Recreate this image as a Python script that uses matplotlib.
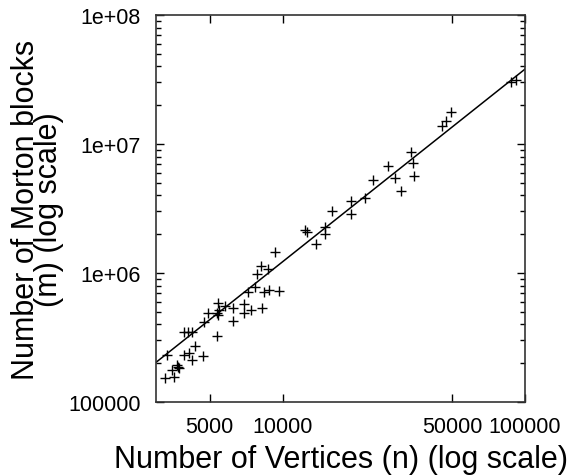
import matplotlib
matplotlib.use("Agg")
import matplotlib.pyplot as plt
from matplotlib.ticker import FixedLocator, LogLocator, NullLocator, NullFormatter

plt.rcParams['font.family'] = ['Liberation Sans', 'DejaVu Sans']

# measured points (vertices n, Morton blocks m)
vertices = [3258, 3571, 3492, 3651, 3686, 3722, 3330, 3915, 4116, 4212,
            4675, 4333, 3915, 4053, 4212, 5341, 4747, 4904, 5357, 5392,
            5392, 5475, 5796, 6253, 6253, 6904, 6942, 7421, 8239, 7213,
            7664, 8396, 8777, 9655, 7811, 8161, 8673, 9323, 12364, 12565,
            13686, 14881, 14980, 15902, 19085, 19050, 21918, 23586, 27132, 29076,
            30780, 33906, 34330, 34890, 45574, 47223, 49378, 87540, 91540]
blocks = [154300, 156200, 178000, 193500, 185800, 182500, 231400, 231400, 239800, 212800,
          226200, 273200, 347000, 347000, 347000, 326600, 414700, 489700, 489700, 472500,
          585300, 519400, 551900, 532500, 426700, 575000, 489700, 519400, 535400, 716100,
          774600, 716100, 742100, 721300, 987600, 1139000, 1074000, 1447000, 2154000, 2068000,
          1678000, 2261000, 1995000, 3040000, 3603000, 2851000, 3800000, 5289000, 6788000, 5422000,
          4345000, 8715000, 7125000, 5700000, 13720000, 15000000, 17860000, 30080000, 31510000]

# fitted line end points
fit_n = [3000, 100000]
fit_m = [2.03e5, 3.81e7]

x_ticks = [5000, 10000, 50000, 100000]
x_labels = ['5000', '10000', '50000', '100000']
y_ticks = [1e5, 1e6, 1e7, 1e8]
y_labels = ['100000', '1e+06', '1e+07', '1e+08']

fig = plt.figure(figsize=(5.74, 4.77), dpi=100)
ax = fig.add_axes([0.2718, 0.1551, 0.6429, 0.8113])

ax.plot(fit_n, fit_m, color='black', linewidth=1.1)
ax.plot(vertices, blocks, linestyle='none', marker='+', markersize=7,
        markeredgewidth=1.0, color='black')

ax.set_xscale('log')
ax.set_yscale('log')
ax.set_xlim(3000, 100000)
ax.set_ylim(1e5, 1e8)

ax.xaxis.set_major_locator(FixedLocator(x_ticks))
ax.xaxis.set_minor_locator(NullLocator())
ax.set_xticklabels(x_labels)
ax.yaxis.set_major_locator(FixedLocator(y_ticks))
ax.yaxis.set_minor_locator(LogLocator(base=10, subs=range(2, 10)))
ax.yaxis.set_minor_formatter(NullFormatter())
ax.set_yticklabels(y_labels)

ax.tick_params(which='both', direction='in', top=True, right=True,
               labelsize=15.5, width=1.0)
ax.tick_params(which='major', length=6)
ax.tick_params(which='minor', length=3.5)
ax.tick_params(axis='x', pad=10)
ax.tick_params(axis='y', pad=11)

for s in ax.spines.values():
    s.set_linewidth(1.2)
    s.set_color('#333333')

fig.text(0.594, 0.036, 'Number of Vertices (n) (log scale)', fontsize=22,
         ha='center', va='center')
fig.text(0.066, 0.56, 'Number of Morton blocks\n(m) (log scale)', fontsize=22,
         rotation=90, ha='center', va='center', multialignment='center',
         linespacing=0.7)

fig.savefig('out.png', dpi=100)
□ □ □ □ □
• **SHORT PROBLEM**: Emit the lines of the material exactly, from its first line to the line containing "plt.rcParams['font.family'] = ['Liberation", inclusive; leave every picture out.

• **CORRECT RESPONSE**:
Recreate this image as a Python script that uses matplotlib.
import matplotlib
matplotlib.use("Agg")
import matplotlib.pyplot as plt
from matplotlib.ticker import FixedLocator, LogLocator, NullLocator, NullFormatter

plt.rcParams['font.family'] = ['Liberation Sans', 'DejaVu Sans']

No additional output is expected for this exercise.